Tester accused Barrasso and other Republicans of unfounded “character assassination” and said the real reason GOP lawmakers opposed her nomination was because she was a top aide to former Montana Gov. Steve Bullock, a Democrat who lost a closely contested race last year to Sen. Steve Daines, R-Mont.
“If somebody wants to go into the investigation and find out what’s happened over the last three years, with the governor running against the senator in this body ... you will find out why folks stand up and make stuff up about Tracy Stone-Manning,'' Tester said in an impassioned defense of his former aide. "The facts don’t back up what they’re saying, and the character assassination is not something you should be proud of.''
Stone-Manning, 56, was Bullock's chief of staff for three years after working for Tester and now is a senior adviser at the National Wildlife Federation, an environmental group.
Her advocacy for land preservation contrasts sharply with the land bureau’s priorities under former President Donald Trump, who sped up oil and gas drilling and sought to open new lands to development. But her nomination has been dogged by Republican accusations of wrongdoing in the foiled 1989 plot.
At the time, she was a 23-year-old environmental studies graduate student at the University of Montana. Two of Stone-Manning’s friends were later convicted of inserting metal spikes into trees, which makes them dangerous to cut and can be used to block logging.
She received immunity from prosecutors, testified against the two men and was never charged with any crime.
Stone-Manning acknowledged retyping and sending a letter on behalf of one of the convicted men warning authorities not to log in the sabotaged area. She didn’t come forward until the criminal case was prosecuted several years later, and has said she was fearful of one of the defendants.
Stone-Manning was an unofficial spokesperson for the activist group Earth First, which opposes logging, dam-building and other development and advocates civil disobedience. Activists have chained themselves to heavy machinery and camped in trees to block logging and other projects. The two men who were convicted in the planned sabotage were loosely affiliated with the group.
A former investigator for the U.S. Forest Service, Michael Merkley, has said that Stone-Manning was a target of the criminal investigation and helped plan the tree spiking. Others involved in the case, including the lead prosecutor, have disputed that characterization.
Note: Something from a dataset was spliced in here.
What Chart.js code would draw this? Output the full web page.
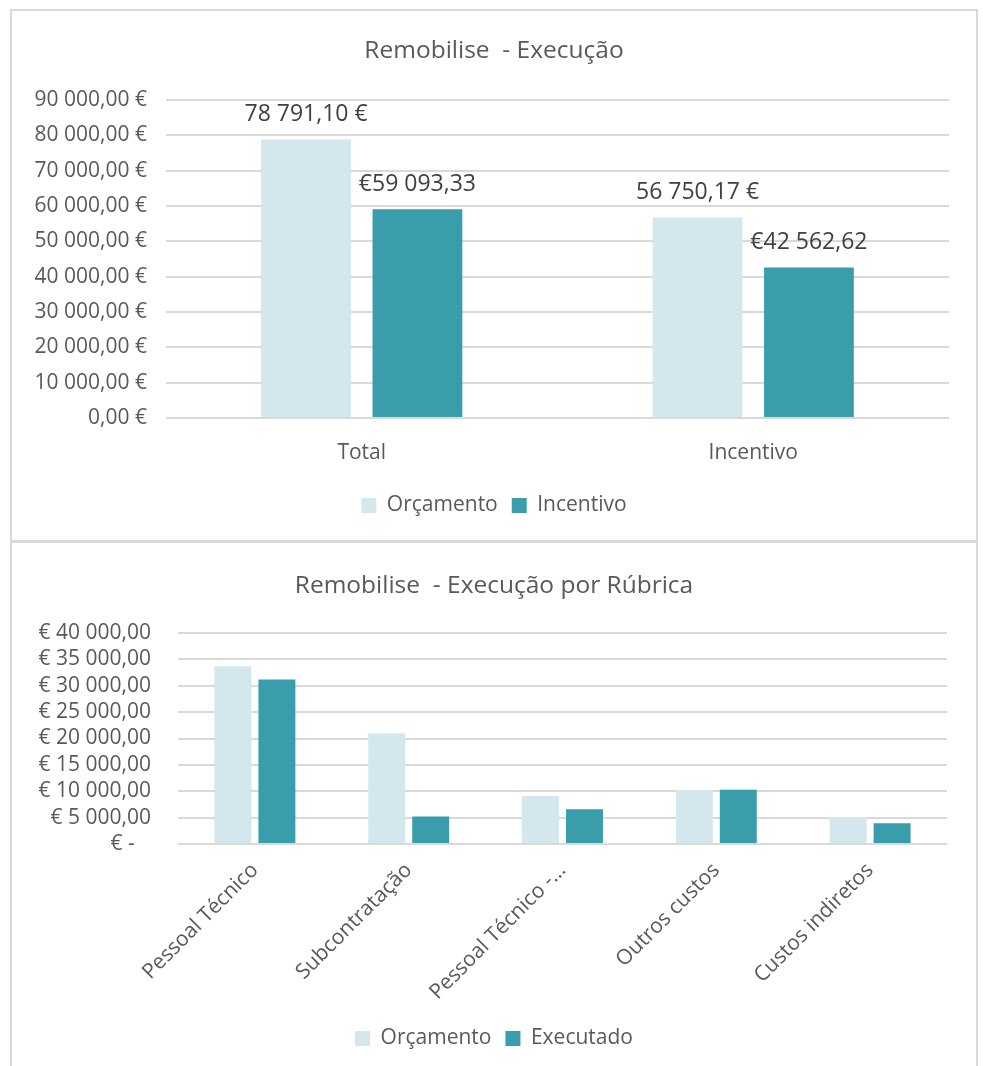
<!DOCTYPE html>
<html>
<head>
<meta charset="utf-8">
<script src="https://cdn.jsdelivr.net/npm/chart.js@4.4.1/dist/chart.umd.min.js"></script>
<style>
  html, body { margin: 0; padding: 0; background: #ffffff; }
  body { width: 983px; height: 1066px; position: relative; overflow: hidden; }
  .box { position: absolute; left: 10px; width: 964px; border: 2px solid #d9d9d9; }
  #b1 { top: 9px; height: 529px; }
  #b2 { top: 541px; height: 600px; }
  canvas { position: absolute; left: 0; }
  #c1 { top: 0; }
  #c2 { top: 545px; }
</style>
</head>
<body>
<div class="box" id="b1"></div>
<div class="box" id="b2"></div>
<canvas id="c1" width="983" height="540"></canvas>
<canvas id="c2" width="983" height="521"></canvas>
<script>
// ---------- Data: chart 1 ----------
const categories1 = ['Total', 'Incentivo'];
const orcamento1 = [78791.10, 56750.17];
const incentivo1 = [59093.33, 42562.62];
const yTickValues1 = [0, 10000, 20000, 30000, 40000, 50000, 60000, 70000, 80000, 90000];
const yTickLabels1 = ['0,00 €', '10 000,00 €', '20 000,00 €', '30 000,00 €', '40 000,00 €',
                      '50 000,00 €', '60 000,00 €', '70 000,00 €', '80 000,00 €', '90 000,00 €'];

// ---------- Data: chart 2 ----------
const categories2 = ['Pessoal Técnico', 'Subcontratação', 'Pessoal Técnico -...', 'Outros custos', 'Custos indiretos'];
const orcamento2 = [33700, 20950, 9100, 10250, 5100];
const executado2 = [31200, 5200, 6600, 10300, 3950];
const yTickValues2 = [0, 5000, 10000, 15000, 20000, 25000, 30000, 35000, 40000];
const yTickLabels2 = ['€ -   ', '€ 5 000,00', '€ 10 000,00', '€ 15 000,00', '€ 20 000,00',
                      '€ 25 000,00', '€ 30 000,00', '€ 35 000,00', '€ 40 000,00'];

const FONT = "'Open Sans', 'Noto Sans', 'DejaVu Sans', sans-serif";
const TEXT = '#595959';
const LIGHT = '#d3e7ed';
const TEAL = '#3a9dab';
const GRID = '#d9d9d9';

function fmtNum(v) {
  const s = v.toFixed(2).split('.');
  const int = s[0].replace(/\B(?=(\d{3})+(?!\d))/g, ' ');
  return int + ',' + s[1];
}

const valueLabels = {
  id: 'valueLabels',
  afterDatasetsDraw(chart) {
    const ctx = chart.ctx;
    ctx.save();
    ctx.font = '23px ' + FONT;
    ctx.fillStyle = '#404040';
    ctx.textAlign = 'center';
    ctx.textBaseline = 'middle';
    chart.data.datasets.forEach((ds, i) => {
      const meta = chart.getDatasetMeta(i);
      meta.data.forEach((bar, j) => {
        const v = ds.data[j];
        const txt = i === 0 ? fmtNum(v) + ' €' : '€' + fmtNum(v);
        ctx.fillText(txt, bar.x, bar.y - 25);
      });
    });
    ctx.restore();
  }
};

// centre title and legend over the bordered frame rather than the padded area
const frameCenter = {
  id: 'frameCenter',
  afterLayout(chart) {
    [chart.titleBlock, chart.legend].forEach(b => {
      if (b) { b.left = 10; b.right = 978; }
    });
  }
};

Chart.defaults.font.family = FONT;
Chart.defaults.color = TEXT;

new Chart(document.getElementById('c1'), {
  type: 'bar',
  data: {
    labels: categories1,
    datasets: [
      { label: 'Orçamento', data: orcamento1, backgroundColor: LIGHT, borderWidth: 0,
        categoryPercentage: 0.569, barPercentage: 0.806 },
      { label: 'Incentivo', data: incentivo1, backgroundColor: TEAL, borderWidth: 0,
        categoryPercentage: 0.569, barPercentage: 0.806 }
    ]
  },
  options: {
    responsive: false,
    animation: false,
    devicePixelRatio: 1,
    layout: { padding: { top: 10, right: 34, bottom: 14, left: 0 } },
    plugins: {
      title: {
        display: true, text: 'Remobilise  - Execução', color: TEXT,
        font: { family: FONT, size: 24.5, weight: 'normal' },
        padding: { top: 26.3, bottom: 34.3 }
      },
      legend: {
        position: 'bottom',
        labels: { boxWidth: 15, boxHeight: 15, padding: 14, color: TEXT,
                  font: { family: FONT, size: 21 } }
      },
      tooltip: { enabled: false }
    },
    scales: {
      x: {
        grid: { display: false },
        border: { display: false },
        ticks: { color: TEXT, font: { family: FONT, size: 21 }, padding: 14 },
        afterFit: s => { s.height = 63; }
      },
      y: {
        min: 0, max: 90000,
        grid: { color: GRID, lineWidth: 2, drawTicks: false },
        border: { display: false },
        ticks: {
          stepSize: 10000, autoSkip: false, padding: 19, color: TEXT,
          font: { family: FONT, size: 21 },
          callback: v => yTickLabels1[yTickValues1.indexOf(v)]
        },
        afterFit: s => { s.width = 166; }
      }
    }
  },
  plugins: [valueLabels, frameCenter]
});

new Chart(document.getElementById('c2'), {
  type: 'bar',
  data: {
    labels: categories2,
    datasets: [
      { label: 'Orçamento', data: orcamento2, backgroundColor: LIGHT, borderWidth: 0,
        categoryPercentage: 0.572, barPercentage: 0.84 },
      { label: 'Executado', data: executado2, backgroundColor: TEAL, borderWidth: 0,
        categoryPercentage: 0.572, barPercentage: 0.84 }
    ]
  },
  options: {
    responsive: false,
    animation: false,
    devicePixelRatio: 1,
    layout: { padding: { top: 10, right: 36, bottom: 7, left: 0 } },
    plugins: {
      title: {
        display: true, text: 'Remobilise  - Execução por Rúbrica', color: TEXT,
        font: { family: FONT, size: 24.5, weight: 'normal' },
        padding: { top: 16.3, bottom: 32.3 }
      },
      legend: {
        position: 'bottom',
        labels: { boxWidth: 15, boxHeight: 15, padding: 14, color: TEXT,
                  font: { family: FONT, size: 21 } }
      },
      tooltip: { enabled: false }
    },
    scales: {
      x: {
        grid: { display: false },
        border: { display: false },
        ticks: { color: TEXT, font: { family: FONT, size: 21 }, padding: 6,
                 minRotation: 45, maxRotation: 45, autoSkip: false },
        afterFit: s => { s.height = 170; }
      },
      y: {
        min: 0, max: 40000,
        grid: { color: GRID, lineWidth: 2, drawTicks: false },
        border: { display: false },
        ticks: {
          stepSize: 5000, autoSkip: false, padding: 27, color: TEXT,
          font: { family: FONT, size: 21 },
          callback: v => yTickLabels2[yTickValues2.indexOf(v)]
        },
        afterFit: s => { s.width = 178; }
      }
    }
  },
  plugins: [frameCenter]
});
</script>
</body>
</html>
“We're not here to prosecute people. That's not our job,'' said Sen. Joe Manchin, D-W.Va., chairman of the Senate energy panel. Stone-Manning's youthful ”compassion" for the environment "does not make her guilty,'' Manchin said, adding that he closely reviewed the 1993 trial and found no evidence that Stone-Manning was directly involved or committed a crime.
“This is a person that basically has given herself to public service,'' he said, praising Stone-Manning's knowledge of natural resource issues and ”unwavering dedication to the outdoors.''
The land-management bureau has been without a Senate-confirmed director since January 2017. Trump relied on acting directors who did not have to go before the Senate to advance his agenda to increase U.S. energy production from federal lands.
Interior Secretary Deb Haaland said Sept. 17 that she is moving the agency's national headquarters back to Washington, reversing a Trump decision to move the agency to rural Colorado. The agency lost nearly 300 employees to retirement or resignation after its headquarters was moved to Grand Junction, Colo., in 2019.